A current mirror is a well-known circuit designed to copy a current through one active device (such as a transistor) by controlling the current in another active device, keeping the output current constant regardless of loading. The output current may be applied to a different node than the input current, and has a current ratio (with respect to the reference current) set by the ratio of input and output transistors used.
The transistor size ratio, and hence the current ratio, may be altered by connecting a plurality of output transistors in parallel. By adding switches in series with the parallel-connected output transistors, the number of output transistors active in the current mirror at any given moment can be changed by controlling the switches, and in this manner the current ratio can be dynamically controlled. When the switches are controlled by digital signals, the analog output current can be digitally controlled, acting like a Digital to Analog Converter (DAC).

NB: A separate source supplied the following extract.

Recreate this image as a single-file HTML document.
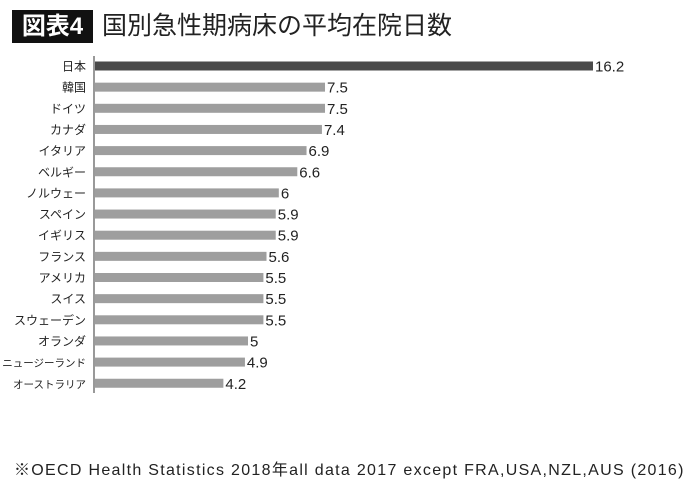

FIG. 1 depicts a current mirror in which the active devices are NMOS transistors M1 and M2. Due to R1, current I1 flows through the reference transistor M1, causing a gate-source voltage Vgs1. The gate-source voltage Vgs2 for output NMOS transistor M2 is the same (Vgs1=Vgs2), resulting in current I2 when the transistor M4, acting as a switch, is in a conducting state. This occurs when the switch S1 is in the upper position, placing a high voltage on the gate of M4. Transistor M3 in series with reference transistor M1 also acts as a switch, which is always “on,” as its gate terminal is tied high. When switch S1 is in the lower position, switch M4 is non-conducting, or open, causing current I2 to go to zero. Accordingly, the switch S1 controls current I2 to be either proportional to I1 or zero.
Currents I1 and I2 are nearly equal when the reference transistor M1 and output transistor M2 have equal layout, and switching transistors M3 and M4 are also the same (indeed, M3 exists only for such path matching, as it is always in an “on” state), and of course R1=R2. In this case, if S1 switches to apply a pulse train on the gate of M4 having a 50% duty cycle, the current ratio I2/I1 is one half (½). Both the frequency and the pulse-width of the switching signal applied to the gate of M4 will influence this current ratio. Switching speed and pulse-width are influenced by product junction temperature and by production process spread, which cause an unacceptably large spread on the output current I2. Some of this spread can be compensated by a feedback system. However, measuring a high-frequency switching signal has limited accuracy, limiting the performance of such a feedback system.